[Code that draws figures]
####

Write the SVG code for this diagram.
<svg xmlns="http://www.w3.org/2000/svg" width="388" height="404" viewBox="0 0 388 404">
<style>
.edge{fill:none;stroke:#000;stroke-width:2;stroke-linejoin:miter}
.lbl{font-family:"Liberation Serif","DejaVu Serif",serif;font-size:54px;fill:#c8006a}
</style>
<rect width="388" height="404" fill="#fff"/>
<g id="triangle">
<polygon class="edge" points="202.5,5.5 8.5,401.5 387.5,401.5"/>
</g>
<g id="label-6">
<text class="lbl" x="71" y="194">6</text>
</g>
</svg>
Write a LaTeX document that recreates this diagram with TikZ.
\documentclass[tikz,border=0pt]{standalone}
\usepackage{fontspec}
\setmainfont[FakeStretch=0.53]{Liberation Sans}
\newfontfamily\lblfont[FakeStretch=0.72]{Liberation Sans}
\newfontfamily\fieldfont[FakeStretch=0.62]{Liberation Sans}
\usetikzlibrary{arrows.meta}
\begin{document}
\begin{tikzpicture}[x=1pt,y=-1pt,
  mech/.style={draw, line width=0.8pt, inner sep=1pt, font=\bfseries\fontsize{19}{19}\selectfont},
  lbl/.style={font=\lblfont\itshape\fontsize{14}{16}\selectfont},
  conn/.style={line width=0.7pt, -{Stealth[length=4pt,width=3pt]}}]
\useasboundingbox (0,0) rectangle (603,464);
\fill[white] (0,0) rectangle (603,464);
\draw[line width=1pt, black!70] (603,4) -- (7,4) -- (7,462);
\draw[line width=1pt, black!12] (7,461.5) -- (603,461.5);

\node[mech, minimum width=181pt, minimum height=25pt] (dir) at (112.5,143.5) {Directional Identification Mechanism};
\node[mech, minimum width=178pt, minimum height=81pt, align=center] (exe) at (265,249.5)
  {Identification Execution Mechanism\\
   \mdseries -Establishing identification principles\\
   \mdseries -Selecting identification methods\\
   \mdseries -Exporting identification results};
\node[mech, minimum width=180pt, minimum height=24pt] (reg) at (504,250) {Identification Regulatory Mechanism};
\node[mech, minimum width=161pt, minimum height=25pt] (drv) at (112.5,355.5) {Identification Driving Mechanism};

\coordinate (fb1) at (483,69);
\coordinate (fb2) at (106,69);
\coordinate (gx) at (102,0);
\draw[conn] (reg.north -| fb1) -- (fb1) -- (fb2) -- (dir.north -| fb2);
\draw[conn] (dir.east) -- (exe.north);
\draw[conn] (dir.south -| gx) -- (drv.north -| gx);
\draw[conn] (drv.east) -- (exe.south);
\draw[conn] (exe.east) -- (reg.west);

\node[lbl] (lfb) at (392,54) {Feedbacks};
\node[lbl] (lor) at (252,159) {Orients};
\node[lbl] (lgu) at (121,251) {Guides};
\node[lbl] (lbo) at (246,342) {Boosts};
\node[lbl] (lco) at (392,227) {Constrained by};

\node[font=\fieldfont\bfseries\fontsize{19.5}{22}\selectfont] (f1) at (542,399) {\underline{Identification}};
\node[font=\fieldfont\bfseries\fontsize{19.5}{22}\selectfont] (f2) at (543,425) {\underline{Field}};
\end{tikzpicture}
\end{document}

####

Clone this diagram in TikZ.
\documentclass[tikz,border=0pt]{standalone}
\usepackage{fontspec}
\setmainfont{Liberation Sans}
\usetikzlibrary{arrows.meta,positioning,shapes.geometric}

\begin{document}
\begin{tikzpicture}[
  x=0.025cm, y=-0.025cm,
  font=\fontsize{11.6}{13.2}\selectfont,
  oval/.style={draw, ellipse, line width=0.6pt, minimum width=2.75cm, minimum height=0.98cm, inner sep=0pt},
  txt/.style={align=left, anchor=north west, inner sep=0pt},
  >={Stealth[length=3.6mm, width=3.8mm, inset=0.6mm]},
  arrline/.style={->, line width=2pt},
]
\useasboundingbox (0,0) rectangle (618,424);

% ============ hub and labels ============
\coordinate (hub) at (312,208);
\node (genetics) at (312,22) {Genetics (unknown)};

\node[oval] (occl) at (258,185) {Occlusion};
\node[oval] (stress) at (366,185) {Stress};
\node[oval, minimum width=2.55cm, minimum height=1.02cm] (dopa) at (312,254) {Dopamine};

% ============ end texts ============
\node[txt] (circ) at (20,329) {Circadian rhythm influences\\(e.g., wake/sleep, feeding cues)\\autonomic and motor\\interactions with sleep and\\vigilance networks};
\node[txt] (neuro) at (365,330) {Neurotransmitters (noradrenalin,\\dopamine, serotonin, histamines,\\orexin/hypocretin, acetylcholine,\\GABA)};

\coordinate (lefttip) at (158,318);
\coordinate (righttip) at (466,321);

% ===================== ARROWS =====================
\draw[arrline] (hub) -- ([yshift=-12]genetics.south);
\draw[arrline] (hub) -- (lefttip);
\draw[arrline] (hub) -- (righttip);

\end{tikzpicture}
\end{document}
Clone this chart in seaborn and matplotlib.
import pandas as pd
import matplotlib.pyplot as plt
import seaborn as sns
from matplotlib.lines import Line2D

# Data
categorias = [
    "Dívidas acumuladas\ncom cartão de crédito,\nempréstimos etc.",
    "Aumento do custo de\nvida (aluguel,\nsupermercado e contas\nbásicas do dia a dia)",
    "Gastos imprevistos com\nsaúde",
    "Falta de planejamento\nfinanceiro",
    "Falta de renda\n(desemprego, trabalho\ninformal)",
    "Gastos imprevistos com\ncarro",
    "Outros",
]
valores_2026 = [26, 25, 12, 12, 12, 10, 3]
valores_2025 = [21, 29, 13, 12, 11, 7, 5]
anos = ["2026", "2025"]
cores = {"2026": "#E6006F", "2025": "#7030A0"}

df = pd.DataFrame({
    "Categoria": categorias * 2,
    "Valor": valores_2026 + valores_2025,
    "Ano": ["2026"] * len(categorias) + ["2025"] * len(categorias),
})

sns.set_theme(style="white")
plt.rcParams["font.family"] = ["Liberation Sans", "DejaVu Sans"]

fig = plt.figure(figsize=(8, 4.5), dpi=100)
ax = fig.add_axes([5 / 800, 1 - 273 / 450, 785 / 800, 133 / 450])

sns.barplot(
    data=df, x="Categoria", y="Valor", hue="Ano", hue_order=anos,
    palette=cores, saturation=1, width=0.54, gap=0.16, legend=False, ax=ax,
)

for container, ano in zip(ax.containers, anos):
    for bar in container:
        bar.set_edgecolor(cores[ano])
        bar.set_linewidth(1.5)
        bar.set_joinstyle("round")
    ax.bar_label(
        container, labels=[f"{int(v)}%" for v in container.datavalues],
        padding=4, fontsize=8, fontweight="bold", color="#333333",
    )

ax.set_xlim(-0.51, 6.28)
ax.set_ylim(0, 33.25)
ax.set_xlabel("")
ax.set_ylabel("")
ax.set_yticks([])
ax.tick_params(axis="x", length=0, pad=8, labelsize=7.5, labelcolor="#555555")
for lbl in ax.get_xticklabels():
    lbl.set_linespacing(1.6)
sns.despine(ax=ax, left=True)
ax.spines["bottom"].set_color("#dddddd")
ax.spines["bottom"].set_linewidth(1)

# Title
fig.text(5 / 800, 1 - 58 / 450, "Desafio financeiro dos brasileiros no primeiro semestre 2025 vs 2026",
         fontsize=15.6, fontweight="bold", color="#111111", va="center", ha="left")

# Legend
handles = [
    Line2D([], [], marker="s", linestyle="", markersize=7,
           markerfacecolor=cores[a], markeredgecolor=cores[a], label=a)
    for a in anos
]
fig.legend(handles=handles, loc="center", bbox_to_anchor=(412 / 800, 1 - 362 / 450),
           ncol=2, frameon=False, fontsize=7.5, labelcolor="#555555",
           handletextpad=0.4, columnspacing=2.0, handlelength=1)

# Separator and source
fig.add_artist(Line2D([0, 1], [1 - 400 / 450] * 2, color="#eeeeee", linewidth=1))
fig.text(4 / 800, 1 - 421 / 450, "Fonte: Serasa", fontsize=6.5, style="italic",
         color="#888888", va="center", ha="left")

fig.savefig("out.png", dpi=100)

####

Problem statement:
Take the line containing "Write the SVG code for this diagram." and the line containing "(exe.east) -- (reg.west);". Write out both and all lines between, exactly, and nothing more.

Task solution:
Write the SVG code for this diagram.
<svg xmlns="http://www.w3.org/2000/svg" width="388" height="404" viewBox="0 0 388 404">
<style>
.edge{fill:none;stroke:#000;stroke-width:2;stroke-linejoin:miter}
.lbl{font-family:"Liberation Serif","DejaVu Serif",serif;font-size:54px;fill:#c8006a}
</style>
<rect width="388" height="404" fill="#fff"/>
<g id="triangle">
<polygon class="edge" points="202.5,5.5 8.5,401.5 387.5,401.5"/>
</g>
<g id="label-6">
<text class="lbl" x="71" y="194">6</text>
</g>
</svg>
Write a LaTeX document that recreates this diagram with TikZ.
\documentclass[tikz,border=0pt]{standalone}
\usepackage{fontspec}
\setmainfont[FakeStretch=0.53]{Liberation Sans}
\newfontfamily\lblfont[FakeStretch=0.72]{Liberation Sans}
\newfontfamily\fieldfont[FakeStretch=0.62]{Liberation Sans}
\usetikzlibrary{arrows.meta}
\begin{document}
\begin{tikzpicture}[x=1pt,y=-1pt,
  mech/.style={draw, line width=0.8pt, inner sep=1pt, font=\bfseries\fontsize{19}{19}\selectfont},
  lbl/.style={font=\lblfont\itshape\fontsize{14}{16}\selectfont},
  conn/.style={line width=0.7pt, -{Stealth[length=4pt,width=3pt]}}]
\useasboundingbox (0,0) rectangle (603,464);
\fill[white] (0,0) rectangle (603,464);
\draw[line width=1pt, black!70] (603,4) -- (7,4) -- (7,462);
\draw[line width=1pt, black!12] (7,461.5) -- (603,461.5);

\node[mech, minimum width=181pt, minimum height=25pt] (dir) at (112.5,143.5) {Directional Identification Mechanism};
\node[mech, minimum width=178pt, minimum height=81pt, align=center] (exe) at (265,249.5)
  {Identification Execution Mechanism\\
   \mdseries -Establishing identification principles\\
   \mdseries -Selecting identification methods\\
   \mdseries -Exporting identification results};
\node[mech, minimum width=180pt, minimum height=24pt] (reg) at (504,250) {Identification Regulatory Mechanism};
\node[mech, minimum width=161pt, minimum height=25pt] (drv) at (112.5,355.5) {Identification Driving Mechanism};

\coordinate (fb1) at (483,69);
\coordinate (fb2) at (106,69);
\coordinate (gx) at (102,0);
\draw[conn] (reg.north -| fb1) -- (fb1) -- (fb2) -- (dir.north -| fb2);
\draw[conn] (dir.east) -- (exe.north);
\draw[conn] (dir.south -| gx) -- (drv.north -| gx);
\draw[conn] (drv.east) -- (exe.south);
\draw[conn] (exe.east) -- (reg.west);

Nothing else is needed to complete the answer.